A radiology consultation begins with a request from a physician to consult a radiologist either for diagnostic or interventional purposes. If necessary, the physician himself will schedule an appointment with a radiologist.
In a diagnostic radiology consultation, the radiologist will be presented with all the information regarding the patient’s condition, particularly the symptoms being experienced. The radiologist will then recommend the most appropriate imaging scans in order to come up with an accurate diagnosis.
In an interventional radiology consultation, the physician and radiologist will discuss how imaging scans can be used to guide the surgeon during a medical procedure and what kind of scan will be most effective.
Despite the significant contribution they make at various stages of a patient’s medical care process, radiologists cannot treat patients by themselves. Their contribution is always presided by the primary physician attending to the case. Still, they can do patient consultations without a physician present. These consultations are often requested by patients who wish to obtain a second opinion or a different professional perspective about their conditions.
Possible Risks and Complications
Since radiology consultations are only initial discussions wherein possible imaging scans are discussed and planned, there are no risks involved.
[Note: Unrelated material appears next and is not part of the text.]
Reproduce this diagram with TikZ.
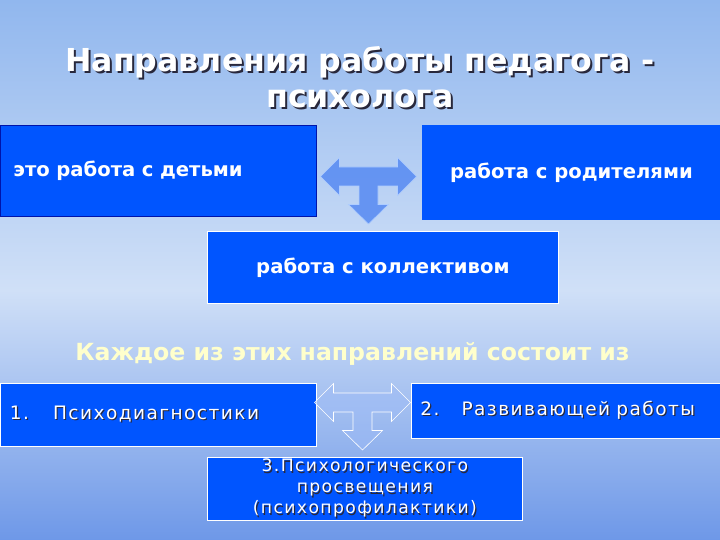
\documentclass[tikz,border=0pt]{standalone}
\usepackage{fontspec}
\setmainfont{DejaVu Sans}
\newfontfamily\spacedfont[LetterSpace=8]{DejaVu Sans}
\usetikzlibrary{positioning}

\definecolor{skytop}{RGB}{145,183,238}
\definecolor{skylow}{RGB}{208,224,247}
\definecolor{seamid}{RGB}{150,182,238}
\definecolor{seabottom}{RGB}{110,152,232}
\definecolor{boxblue}{RGB}{0,85,255}
\definecolor{boxborder}{RGB}{0,20,170}
\definecolor{creamtext}{RGB}{255,255,204}
\definecolor{shadowgray}{RGB}{40,40,60}
\definecolor{arrowfill}{RGB}{92,142,242}
\definecolor{arrowline}{RGB}{175,205,255}

% text with a dark drop shadow
\newcommand{\txtshadow}[2][1.2pt]{\makebox[0pt][l]{\hspace{#1}\raisebox{-#1}{\textcolor{shadowgray}{#2}}}#2}

\tikzset{
    box/.style={draw=white, fill=boxblue, text=white, inner sep=0pt, line width=0.8pt, anchor=north west},
    boxtext/.style={font=\bfseries\fontsize{19.6}{23}\selectfont},
    listtext/.style={font=\spacedfont\fontsize{18.5}{21}\selectfont},
    tarrow/.pic={
        \draw[pic actions] (-48,0) -- (-29,-19) -- (-29,-9.5) -- (29,-9.5) -- (29,-19)
            -- (48,0) -- (29,19) -- (29,9.5) -- (9.5,9.5) -- (9.5,28) -- (20,28)
            -- (0,47.5) -- (-20,28) -- (-9.5,28) -- (-9.5,9.5) -- (-29,9.5)
            -- (-29,19) -- cycle;
    }
}

\begin{document}
\begin{tikzpicture}[x=1pt, y=-1pt]
    \useasboundingbox (0,0) rectangle (720,540);

    % sky and sea
    \shade[top color=skytop, bottom color=skylow] (0,0) rectangle (720,290.5);
    \shade[top color=skylow, middle color=seamid, bottom color=seabottom] (0,290) rectangle (720,540);

    % Title
    \node[text=white, align=center, font=\bfseries\fontsize{31.6}{36}\selectfont] (title) at (360,78)
        {\txtshadow[2pt]{Направления работы педагога -}\\\txtshadow[2pt]{психолога}};

    % Directions
    \node[box, draw=boxborder, boxtext, minimum width=316, minimum height=91,
          text width=290, align=left, inner xsep=13pt] (children) at (0,125) {это работа с детьми};
    \node[box, draw=boxblue, boxtext, minimum width=298, minimum height=94] (parents) at (422,125)
        {работа с родителями};
    \node[box, boxtext, minimum width=351, minimum height=72] (staff) at (207,231)
        {работа с коллективом};

    \pic[fill=arrowfill, fill opacity=0.9, draw=arrowline, line width=0.6pt] at (368.5,176.5) {tarrow};

    % Parts
    \node[text=creamtext, anchor=base, font=\bfseries\fontsize{23.6}{27}\selectfont] (parts) at (352.5,360)
        {Каждое из этих направлений состоит из};

    \node[box, listtext, minimum width=316, minimum height=63, text width=297,
          align=left, inner xsep=9.5pt] (diagnostics) at (0,383)
        {\txtshadow{1.\hspace{24pt}Психодиагностики}};
    \node[box, listtext, minimum width=309, minimum height=55, text width=291,
          align=left, inner xsep=9pt] (development) at (411,383)
        {\txtshadow{2.\hspace{22pt}Развивающей работы}};
    \node[box, align=center, font=\spacedfont\fontsize{17.2}{21}\selectfont,
          minimum width=315, minimum height=63] (education) at (207,457)
        {\txtshadow{3.Психологического}\\\txtshadow{просвещения}\\\txtshadow{(психопрофилактики)}};

    \pic[fill=arrowfill!60!white, fill opacity=0.45, draw=white, line width=0.6pt] at (362.5,402.5) {tarrow};
\end{tikzpicture}
\end{document}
In fact, this type of consultation plays an important role in protecting patients from the various risks involved in radiology scans. While scans are helpful in diagnosing and treating diseases, patients and physicians still need to be aware of the risks involved in these tests, and only a radiologist can provide complete information about this.
The main risk involved in radiology scans has to do with the effects of radiation on the body, particularly its tendency to damage healthy nerve cells and small blood vessels, which can lead to other potential complications. The faster cells divide and reproduce, the more likely they are to suffer from the effects of radiation, even at low levels. This risk, however, can be avoided by controlling the amount of radiation used in the scans. Some of the risks or possible side effects include:
Hair loss – Commonly occurs due to exposure to 200 rems of radiation
Heart problems – More likely with intense exposure to 1,000 to 5,000 rems of radioactive material
Seizures – Occurs when brain cells are damaged by radiation, which is only likely when as much as 5,000 rems of radioactive material is used
Reduced blood lymphocyte cells – Occurs when 100 rems of radioactive material is used, which leads to increased susceptibility to infections, increased risk of lymphoma or leukemia, and flu-like symptoms that can persist for as long as 10 years
Infertility – Can occur with as low as 200 rems of radioactive material
Irritation of the gastrointestinal tract – Typically occurs when 200 rems of radioactive material is used; this can lead to:
- Bloody vomit
Other risks have to do with the:
- Correct method of performing the scans
- Accurate interpretation of scan results
Because of risks and possible complications, it is important that radiology consultations involve a discussion about how these risks can be avoided for the safety and protection of the patient.
Zemen EM, Schreiber EC, Tepper JE. Basics of radiation therapy. In: Niederhuber JE, Armitage JO, Doroshow JH, et al., eds. Abeloff's Clinical Oncology. 5th ed. Philadelphia, PA: Elsevier Churchill Livingstone; 2013:chap 27.